* [Available data]
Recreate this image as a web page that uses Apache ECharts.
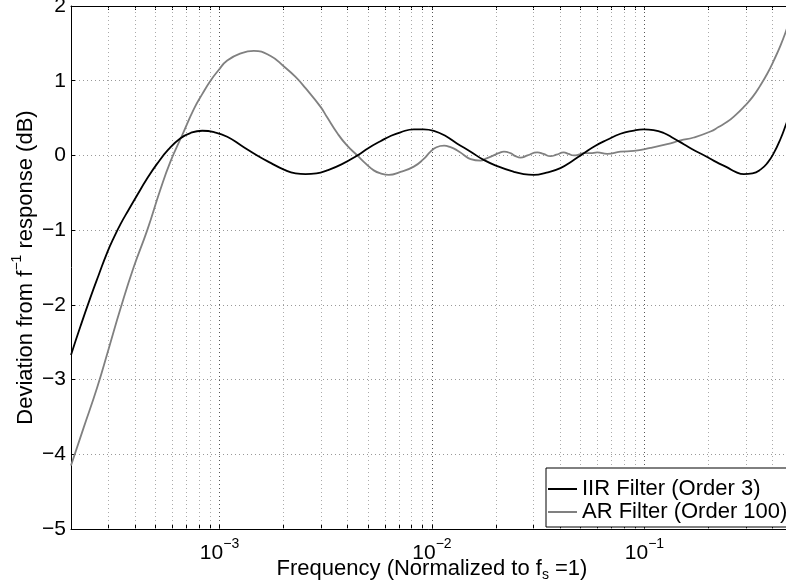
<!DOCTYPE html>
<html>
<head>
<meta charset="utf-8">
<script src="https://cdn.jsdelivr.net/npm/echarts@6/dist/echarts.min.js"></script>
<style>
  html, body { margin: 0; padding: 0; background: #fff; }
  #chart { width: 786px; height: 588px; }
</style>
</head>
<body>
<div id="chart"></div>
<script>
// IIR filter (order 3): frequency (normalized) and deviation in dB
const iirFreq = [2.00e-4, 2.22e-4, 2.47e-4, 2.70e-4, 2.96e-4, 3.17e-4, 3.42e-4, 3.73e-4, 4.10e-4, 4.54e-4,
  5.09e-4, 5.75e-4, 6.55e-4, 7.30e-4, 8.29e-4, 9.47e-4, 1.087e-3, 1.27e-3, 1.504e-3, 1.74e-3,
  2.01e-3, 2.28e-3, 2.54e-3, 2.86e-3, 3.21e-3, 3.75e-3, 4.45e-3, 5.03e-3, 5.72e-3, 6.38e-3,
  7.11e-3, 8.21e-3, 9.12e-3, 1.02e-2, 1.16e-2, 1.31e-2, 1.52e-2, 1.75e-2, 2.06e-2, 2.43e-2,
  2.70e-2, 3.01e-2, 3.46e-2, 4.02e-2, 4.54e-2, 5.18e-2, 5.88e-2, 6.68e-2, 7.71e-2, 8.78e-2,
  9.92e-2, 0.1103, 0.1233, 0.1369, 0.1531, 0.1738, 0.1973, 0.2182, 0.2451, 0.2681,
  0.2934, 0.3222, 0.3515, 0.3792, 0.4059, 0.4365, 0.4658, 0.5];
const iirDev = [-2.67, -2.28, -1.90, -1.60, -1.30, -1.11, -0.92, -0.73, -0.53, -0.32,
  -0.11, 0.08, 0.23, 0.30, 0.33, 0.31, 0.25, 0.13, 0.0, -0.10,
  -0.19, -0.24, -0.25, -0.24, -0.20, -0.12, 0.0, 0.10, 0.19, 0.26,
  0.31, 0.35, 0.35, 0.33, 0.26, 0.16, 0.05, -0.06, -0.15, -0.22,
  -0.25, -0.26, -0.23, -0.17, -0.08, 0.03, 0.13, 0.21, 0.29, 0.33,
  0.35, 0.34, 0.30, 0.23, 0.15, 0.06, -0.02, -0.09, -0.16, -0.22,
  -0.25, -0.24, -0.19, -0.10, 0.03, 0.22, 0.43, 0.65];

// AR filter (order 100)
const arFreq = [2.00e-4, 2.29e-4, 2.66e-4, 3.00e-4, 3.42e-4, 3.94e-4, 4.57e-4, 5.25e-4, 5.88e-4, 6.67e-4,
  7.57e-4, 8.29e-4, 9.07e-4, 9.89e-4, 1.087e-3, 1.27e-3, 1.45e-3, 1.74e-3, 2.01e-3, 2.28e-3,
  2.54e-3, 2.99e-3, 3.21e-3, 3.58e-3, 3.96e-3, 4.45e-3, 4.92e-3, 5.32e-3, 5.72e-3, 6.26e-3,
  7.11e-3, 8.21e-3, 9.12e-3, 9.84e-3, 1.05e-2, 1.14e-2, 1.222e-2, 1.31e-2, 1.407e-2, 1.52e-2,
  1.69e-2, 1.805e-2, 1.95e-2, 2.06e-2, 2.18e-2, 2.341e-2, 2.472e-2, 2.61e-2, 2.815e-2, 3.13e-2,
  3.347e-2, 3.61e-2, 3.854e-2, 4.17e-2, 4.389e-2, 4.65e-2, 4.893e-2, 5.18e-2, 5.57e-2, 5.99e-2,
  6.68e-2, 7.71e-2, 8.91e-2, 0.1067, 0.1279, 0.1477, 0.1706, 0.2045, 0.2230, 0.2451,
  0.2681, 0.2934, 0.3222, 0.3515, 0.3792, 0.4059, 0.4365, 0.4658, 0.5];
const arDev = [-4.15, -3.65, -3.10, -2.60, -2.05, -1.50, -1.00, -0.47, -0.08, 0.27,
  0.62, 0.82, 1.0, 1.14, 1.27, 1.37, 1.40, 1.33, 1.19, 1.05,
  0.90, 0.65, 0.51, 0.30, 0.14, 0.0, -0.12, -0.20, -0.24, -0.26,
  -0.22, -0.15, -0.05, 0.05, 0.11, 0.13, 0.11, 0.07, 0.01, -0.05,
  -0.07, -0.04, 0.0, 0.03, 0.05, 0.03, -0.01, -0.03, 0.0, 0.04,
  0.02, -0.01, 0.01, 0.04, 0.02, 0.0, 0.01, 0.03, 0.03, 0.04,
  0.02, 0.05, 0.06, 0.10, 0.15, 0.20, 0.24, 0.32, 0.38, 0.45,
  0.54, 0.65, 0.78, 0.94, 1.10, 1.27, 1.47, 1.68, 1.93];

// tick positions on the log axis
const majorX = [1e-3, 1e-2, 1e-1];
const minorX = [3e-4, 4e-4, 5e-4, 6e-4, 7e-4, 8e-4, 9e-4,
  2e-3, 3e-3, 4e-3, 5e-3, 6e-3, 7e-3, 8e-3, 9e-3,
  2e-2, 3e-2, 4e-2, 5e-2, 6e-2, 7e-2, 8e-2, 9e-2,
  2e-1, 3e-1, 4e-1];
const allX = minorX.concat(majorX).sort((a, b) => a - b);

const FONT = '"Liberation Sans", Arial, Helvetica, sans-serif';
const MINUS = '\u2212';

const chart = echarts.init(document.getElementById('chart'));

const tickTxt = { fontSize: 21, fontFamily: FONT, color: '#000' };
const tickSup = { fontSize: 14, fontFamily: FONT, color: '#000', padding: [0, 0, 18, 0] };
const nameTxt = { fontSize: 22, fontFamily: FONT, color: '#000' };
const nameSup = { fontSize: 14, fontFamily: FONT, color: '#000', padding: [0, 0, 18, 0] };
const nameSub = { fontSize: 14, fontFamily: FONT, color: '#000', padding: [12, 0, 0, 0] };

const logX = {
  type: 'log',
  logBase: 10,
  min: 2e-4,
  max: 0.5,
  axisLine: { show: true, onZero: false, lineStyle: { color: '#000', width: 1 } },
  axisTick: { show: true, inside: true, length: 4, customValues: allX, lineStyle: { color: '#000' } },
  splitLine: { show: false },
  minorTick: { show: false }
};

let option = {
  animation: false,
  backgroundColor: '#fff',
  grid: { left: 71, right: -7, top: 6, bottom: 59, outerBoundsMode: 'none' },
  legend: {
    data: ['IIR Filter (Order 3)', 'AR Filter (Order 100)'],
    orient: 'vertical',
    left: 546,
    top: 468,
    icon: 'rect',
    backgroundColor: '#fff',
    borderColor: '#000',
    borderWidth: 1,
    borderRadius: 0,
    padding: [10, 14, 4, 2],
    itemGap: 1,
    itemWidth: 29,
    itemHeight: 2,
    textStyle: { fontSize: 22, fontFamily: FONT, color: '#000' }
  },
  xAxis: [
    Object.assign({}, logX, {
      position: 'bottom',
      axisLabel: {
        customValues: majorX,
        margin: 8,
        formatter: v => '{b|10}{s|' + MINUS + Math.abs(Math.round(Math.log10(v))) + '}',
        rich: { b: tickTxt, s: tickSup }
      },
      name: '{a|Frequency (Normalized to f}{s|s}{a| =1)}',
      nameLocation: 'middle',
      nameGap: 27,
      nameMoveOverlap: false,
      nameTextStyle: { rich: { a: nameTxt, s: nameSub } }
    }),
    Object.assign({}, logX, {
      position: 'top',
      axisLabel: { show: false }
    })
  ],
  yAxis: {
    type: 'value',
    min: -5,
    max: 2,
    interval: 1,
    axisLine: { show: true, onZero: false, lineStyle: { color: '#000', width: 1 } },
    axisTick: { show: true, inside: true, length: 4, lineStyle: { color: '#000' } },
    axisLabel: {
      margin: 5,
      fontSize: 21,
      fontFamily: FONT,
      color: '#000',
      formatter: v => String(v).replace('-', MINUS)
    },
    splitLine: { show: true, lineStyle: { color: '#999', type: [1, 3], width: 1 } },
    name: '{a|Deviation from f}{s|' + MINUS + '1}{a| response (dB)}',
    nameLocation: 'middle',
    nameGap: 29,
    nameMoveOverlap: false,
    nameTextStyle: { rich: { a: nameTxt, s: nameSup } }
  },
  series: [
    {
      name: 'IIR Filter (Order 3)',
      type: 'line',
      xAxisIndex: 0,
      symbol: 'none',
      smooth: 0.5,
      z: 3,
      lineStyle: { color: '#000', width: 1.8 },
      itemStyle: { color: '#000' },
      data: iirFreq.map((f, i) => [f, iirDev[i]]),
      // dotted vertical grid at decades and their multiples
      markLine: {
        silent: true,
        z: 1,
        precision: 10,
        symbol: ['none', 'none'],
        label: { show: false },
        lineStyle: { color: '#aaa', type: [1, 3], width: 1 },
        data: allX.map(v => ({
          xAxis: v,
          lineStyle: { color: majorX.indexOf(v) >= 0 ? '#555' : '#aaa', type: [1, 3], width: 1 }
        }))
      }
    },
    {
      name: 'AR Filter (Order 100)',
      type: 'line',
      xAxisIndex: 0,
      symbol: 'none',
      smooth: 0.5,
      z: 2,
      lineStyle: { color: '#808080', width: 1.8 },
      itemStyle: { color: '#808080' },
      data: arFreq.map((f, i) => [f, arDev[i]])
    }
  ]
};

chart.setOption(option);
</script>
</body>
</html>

* [Task prompt] Your task is to return the lines above, from the first one up to and including the line containing "-0.25, -0.24, -0.19, -0.10, 0.03, 0.22, 0.43, 0.65];", minus any pictures.

* [Reply to the task]
Recreate this image as a web page that uses Apache ECharts.
<!DOCTYPE html>
<html>
<head>
<meta charset="utf-8">
<script src="https://cdn.jsdelivr.net/npm/echarts@6/dist/echarts.min.js"></script>
<style>
  html, body { margin: 0; padding: 0; background: #fff; }
  #chart { width: 786px; height: 588px; }
</style>
</head>
<body>
<div id="chart"></div>
<script>
// IIR filter (order 3): frequency (normalized) and deviation in dB
const iirFreq = [2.00e-4, 2.22e-4, 2.47e-4, 2.70e-4, 2.96e-4, 3.17e-4, 3.42e-4, 3.73e-4, 4.10e-4, 4.54e-4,
  5.09e-4, 5.75e-4, 6.55e-4, 7.30e-4, 8.29e-4, 9.47e-4, 1.087e-3, 1.27e-3, 1.504e-3, 1.74e-3,
  2.01e-3, 2.28e-3, 2.54e-3, 2.86e-3, 3.21e-3, 3.75e-3, 4.45e-3, 5.03e-3, 5.72e-3, 6.38e-3,
  7.11e-3, 8.21e-3, 9.12e-3, 1.02e-2, 1.16e-2, 1.31e-2, 1.52e-2, 1.75e-2, 2.06e-2, 2.43e-2,
  2.70e-2, 3.01e-2, 3.46e-2, 4.02e-2, 4.54e-2, 5.18e-2, 5.88e-2, 6.68e-2, 7.71e-2, 8.78e-2,
  9.92e-2, 0.1103, 0.1233, 0.1369, 0.1531, 0.1738, 0.1973, 0.2182, 0.2451, 0.2681,
  0.2934, 0.3222, 0.3515, 0.3792, 0.4059, 0.4365, 0.4658, 0.5];
const iirDev = [-2.67, -2.28, -1.90, -1.60, -1.30, -1.11, -0.92, -0.73, -0.53, -0.32,
  -0.11, 0.08, 0.23, 0.30, 0.33, 0.31, 0.25, 0.13, 0.0, -0.10,
  -0.19, -0.24, -0.25, -0.24, -0.20, -0.12, 0.0, 0.10, 0.19, 0.26,
  0.31, 0.35, 0.35, 0.33, 0.26, 0.16, 0.05, -0.06, -0.15, -0.22,
  -0.25, -0.26, -0.23, -0.17, -0.08, 0.03, 0.13, 0.21, 0.29, 0.33,
  0.35, 0.34, 0.30, 0.23, 0.15, 0.06, -0.02, -0.09, -0.16, -0.22,
  -0.25, -0.24, -0.19, -0.10, 0.03, 0.22, 0.43, 0.65];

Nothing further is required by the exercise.